The Bank of England Monetary Policy Committee voted by the narrowest five-to-four margin to cut Bank Rate by 25 basis points at its December meeting.
Governor Andrew Bailey's switch to the pro-cut camp proved decisive, swinging the vote from 5-4 against easing in November. Bailey made clear that he saw scope for further easing ahead but he is chairing a divided committee.
"We still think rates are on a gradual path downward. But with every cut we make, how much further we go becomes a closer call," Bailey said in a comment to journalists.
That reference to future rate decisions becoming a closer call was added to the guidance in the December Monetary Policy Summary.
BAILEY VIEW
In Bailey's summary of his views in the minutes he said upside inflation risks had eased and he highlighted signs of softness in the labour market, noting unemployment, underemployment and flows out of work had all risen. He said policymakers should be vigilant over the risk of a sharper downturn.

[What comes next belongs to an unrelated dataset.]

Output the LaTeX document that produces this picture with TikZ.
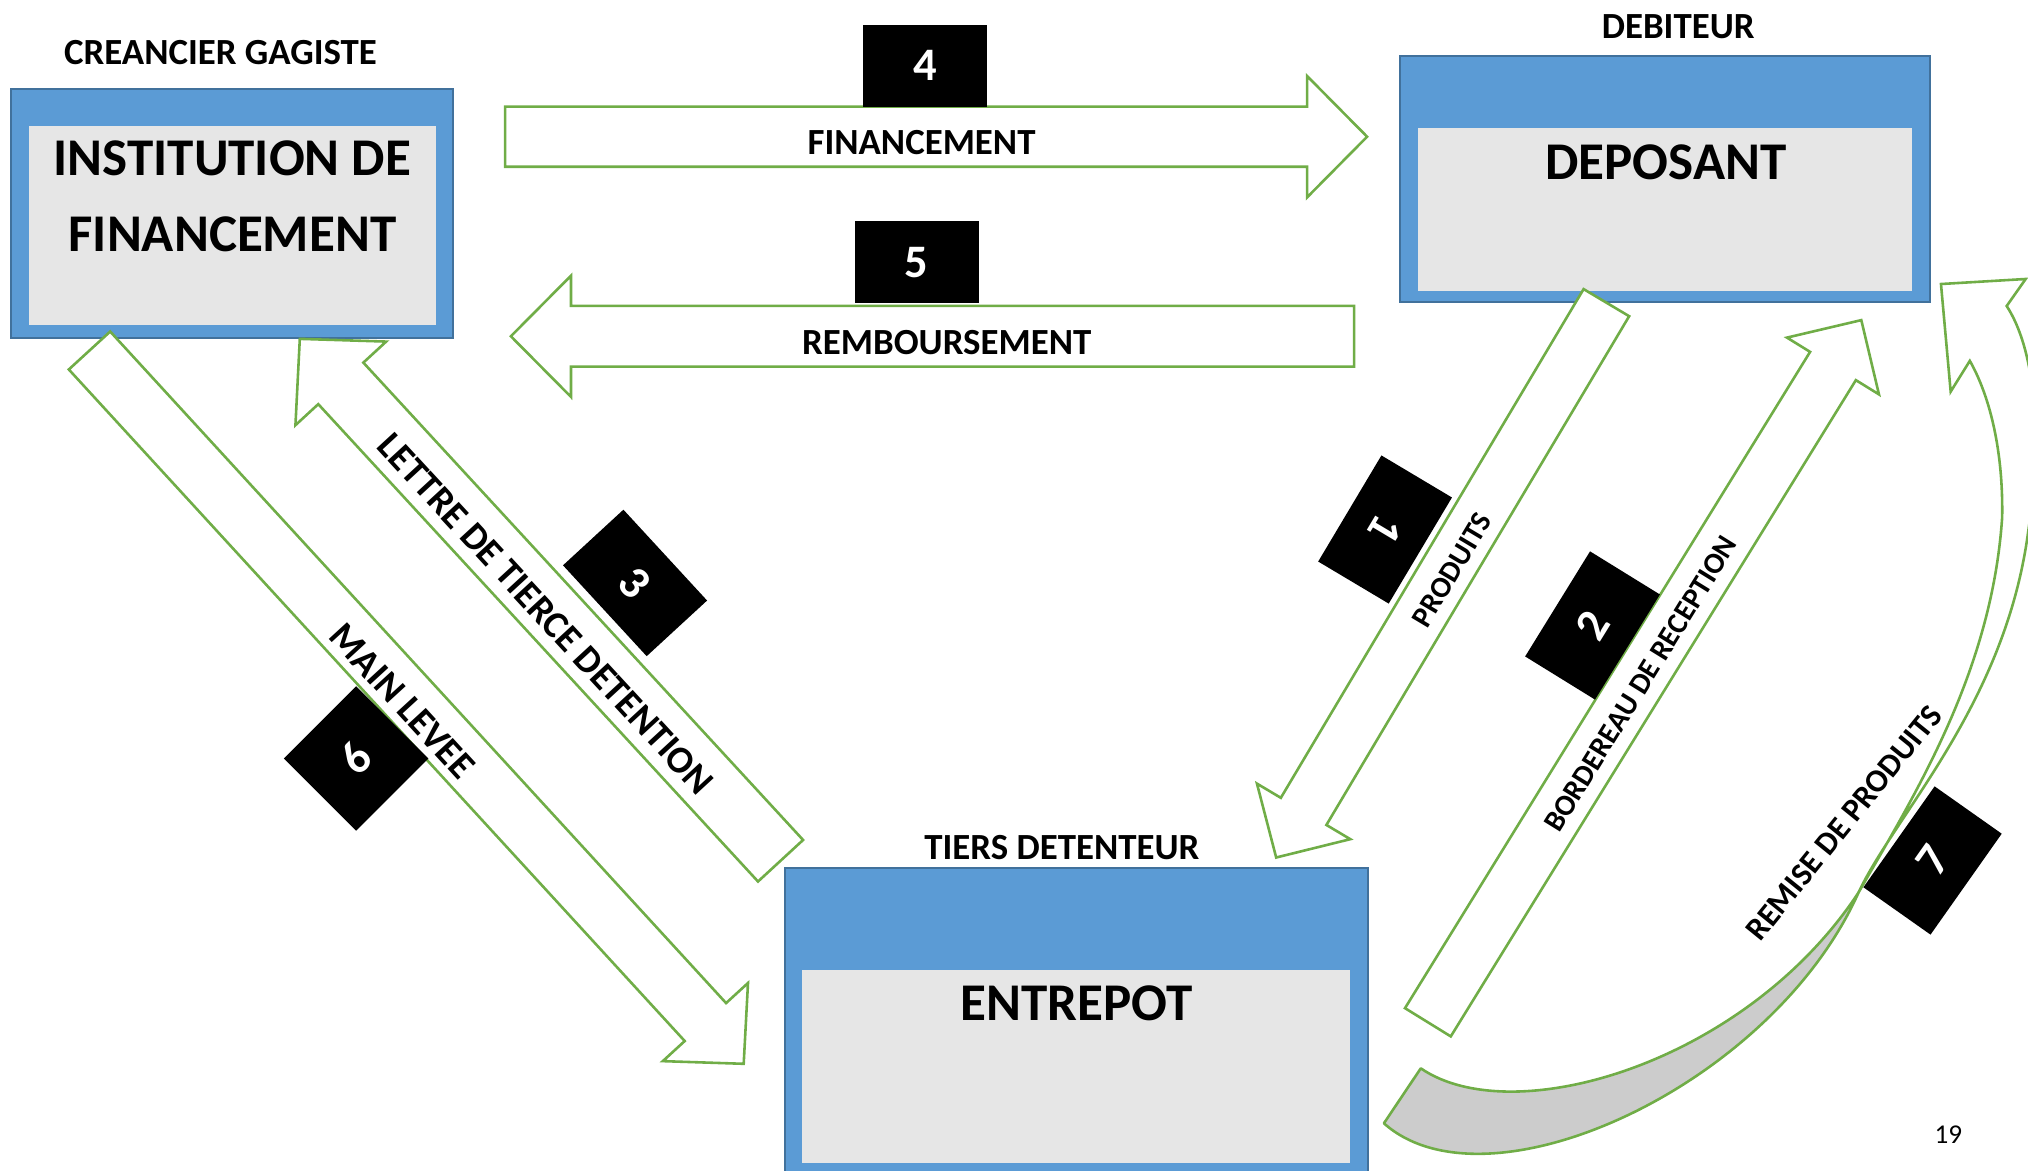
\documentclass[tikz,border=0pt]{standalone}
\usepackage{fontspec}
\setmainfont{Carlito}
\usetikzlibrary{calc}
\definecolor{boxblue}{HTML}{5B9BD5}
\definecolor{boxedge}{HTML}{41719C}
\definecolor{innergrey}{HTML}{E6E6E6}
\definecolor{arrgreen}{HTML}{70AD47}
\definecolor{backgrey}{HTML}{CCCCCC}
\tikzset{
  outerbox/.style={draw=boxedge, line width=1.5pt, fill=boxblue, inner sep=0pt},
  innerbox/.style={fill=innergrey, inner sep=0pt},
  bigtext/.style={font=\fontsize{41}{49}\selectfont\bfseries, inner sep=0pt},
  toplabel/.style={font=\fontsize{28.5}{28.5}\selectfont\bfseries, inner sep=0pt},
  hlabel/.style={font=\fontsize{28.5}{28.5}\selectfont\bfseries, inner sep=0pt},
  dlabel/.style={font=\fontsize{23}{23}\selectfont\bfseries, inner sep=0pt},
  dlabelbig/.style={font=\fontsize{29.5}{29.5}\selectfont\bfseries, inner sep=0pt},
  arrowline/.style={draw=arrgreen, line width=2pt, fill=white, line join=miter},
  backface/.style={draw=arrgreen, line width=2pt, fill=backgrey, line join=round},
  numbox/.style={fill=black, text=white, font=\fontsize{36}{36}\selectfont\bfseries,
    inner sep=0pt, minimum width=95.5pt, minimum height=63.5pt},
  pagenum/.style={font=\fontsize{21}{21}\selectfont, inner sep=0pt}
}
% #1 tail, #2 tip, #3 half body width, #4 half head width, #5 head length
\newcommand{\blockarrow}[5]{%
  \coordinate (ah) at ($(#2)!#5!(#1)$);
  \filldraw[arrowline] ($(#1)!#3!90:(#2)$) -- ($(ah)!#3!-90:(#1)$) -- ($(ah)!#4!-90:(#1)$)
    -- (#2) -- ($(ah)!#4!90:(#1)$) -- ($(ah)!#3!90:(#1)$) -- ($(#1)!#3!-90:(#2)$) -- cycle;
}
\begin{document}
\begin{tikzpicture}[x=1pt,y=-1pt]
\path[use as bounding box] (0,0) rectangle (1568,905);
\clip (0,0) rectangle (1568,905);

% ---------- boxes ----------
\node[outerbox, minimum width=341.4pt, minimum height=192pt] (instout) at (179.3,165) {};
\node[innerbox, minimum width=314.6pt, minimum height=153.9pt] (instin) at (179.7,174.35) {};
\node[bigtext, anchor=base] (inst1) at (179.7,136) {INSTITUTION DE};
\node[bigtext, anchor=base] (inst2) at (179.7,194.6) {FINANCEMENT};
\node[toplabel] (creancier) at (170.5,40.5) {CREANCIER GAGISTE};

\node[outerbox, minimum width=409.7pt, minimum height=190.7pt] (depout) at (1287.15,138.35) {};
\node[innerbox, minimum width=381.6pt, minimum height=126.3pt] (depin) at (1287.2,161.85) {};
\node[bigtext, anchor=base] (dep) at (1288,138.4) {DEPOSANT};
\node[toplabel] (debiteur) at (1297.5,20.6) {DEBITEUR};

\node[outerbox, minimum width=450.4pt, minimum height=244.2pt] (entout) at (832.2,792.9) {};
\node[innerbox, minimum width=423.6pt, minimum height=149pt] (entin) at (831.8,824.5) {};
\node[bigtext, anchor=base] (ent) at (832.5,789.4) {ENTREPOT};
\node[toplabel] (tiers) at (821,655.4) {TIERS DETENTEUR};

% ---------- straight block arrows ----------
\coordinate (a4s) at (390.5,105.7);  \coordinate (a4e) at (1057,105.7);
\blockarrow{a4s}{a4e}{23.2pt}{46.9pt}{46.4pt}
\coordinate (a5s) at (1047,260);  \coordinate (a5e) at (395,260);
\blockarrow{a5s}{a5e}{23.45pt}{46.9pt}{46.5pt}
\coordinate (a1s) at (1242,234);  \coordinate (a1e) at (986.7,663);
\blockarrow{a1s}{a1e}{20.5pt}{42pt}{41.5pt}
\coordinate (a2s) at (1104,790.4);  \coordinate (a2e) at (1439.1,247.5);
\blockarrow{a2s}{a2e}{20.8pt}{41.8pt}{41.7pt}
\coordinate (a3s) at (603.5,665.5);  \coordinate (a3e) at (231.8,262);
\blockarrow{a3s}{a3e}{23.7pt}{47.7pt}{46.8pt}
\coordinate (a6s) at (69.2,271);  \coordinate (a6e) at (575,822.5);
\blockarrow{a6s}{a6e}{21.7pt}{44.7pt}{43.8pt}

% ---------- curved arrow (7) ----------
\coordinate (cm) at (1437,690);
\coordinate (cn) at (1523,279);
\coordinate (cr) at (1551.5,236.6);
\coordinate (ct1) at (1098.5,826);
\coordinate (ct2) at (1070,868.5);
\filldraw[arrowline] (cm) .. controls (1480,615) and (1540,520) .. (1548,400)
  .. controls (1549,340) and (1535,300) .. (cn)
  -- (1508.2,302.8) -- (1500.7,219.6) -- (1566.2,215.7) -- (cr)
  .. controls (1572,268) and (1580,330) .. (1568,412)
  .. controls (1550,545) and (1465,630) .. (cm) -- cycle;
\filldraw[backface] (ct1) .. controls (1170,875) and (1350,822) .. (cm)
  .. controls (1370,840) and (1150,940) .. (ct2) -- cycle;

% ---------- arrow labels ----------
\node[hlabel] (lfin) at (712.5,110.3) {FINANCEMENT};
\node[hlabel] (lremb) at (732,265) {REMBOURSEMENT};
\node[dlabel, rotate=59.2] (lprod) at (1122.6,440.7) {PRODUITS};
\node[dlabel, rotate=58.3] (lbord) at (1268.4,528.7) {BORDEREAU DE RECEPTION};
\node[dlabelbig, rotate=-47.35] (llettre) at (422,474.6) {LETTRE DE TIERCE DETENTION};
\node[dlabelbig, rotate=-47.5] (lmain) at (311,542) {MAIN LEVEE};
\node[font=\fontsize{25}{25}\selectfont\bfseries, inner sep=0pt, rotate=51] (lremise) at (1425.7,636.2) {REMISE DE PRODUITS};

% ---------- number boxes ----------
\node[numbox] (n4) at (715.3,50.7) {4};
\node[numbox] (n5) at (708.8,202.7) {5};
\node[numbox, rotate=-120.8] (n1) at (1070.9,409.4) {1};
\node[numbox, rotate=58.3] (n2) at (1231.3,483.6) {2};
\node[numbox, rotate=-47.35] (n3) at (491,450.7) {3};
\node[numbox, minimum width=79pt, minimum height=79pt, rotate=45] (n6) at (275.3,586.4) {6};
\node[numbox, rotate=54.8] (n7) at (1494.2,665.3) {7};

\node[pagenum] (page) at (1506.5,877.5) {19};
\end{tikzpicture}
\end{document}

He noted that strong forward looking indicators of wage growth, seen in the BOE agents and Decision Maker Panel finding's, were hard to reconcile with downward momentum in inflation and earnings.
Of the other MPC members Deputy Governor Dave Ramsden, who supported the cut, said that the risks around inflation returning to target late next year were broadly balanced as while disinflation appeared on track the elevated predicted wage growth and signs of structural weakness in the labour market gave him "pause for thought."
On the other side of the vote, Deputy Governor Clare Lombardelli said that she was still more concerned about upside inflation risks, saying that growth and inflation data had only softened at the margins.
Megan Greene, Catherine Mann and Huw Pill also all, as expected, opposed a cut with Pill saying the risks of inflation stabilising at above-target levels due to structural changes in price and wage-setting were greater than it undershooting, although Mann stressed her vote was 'finely balanced'.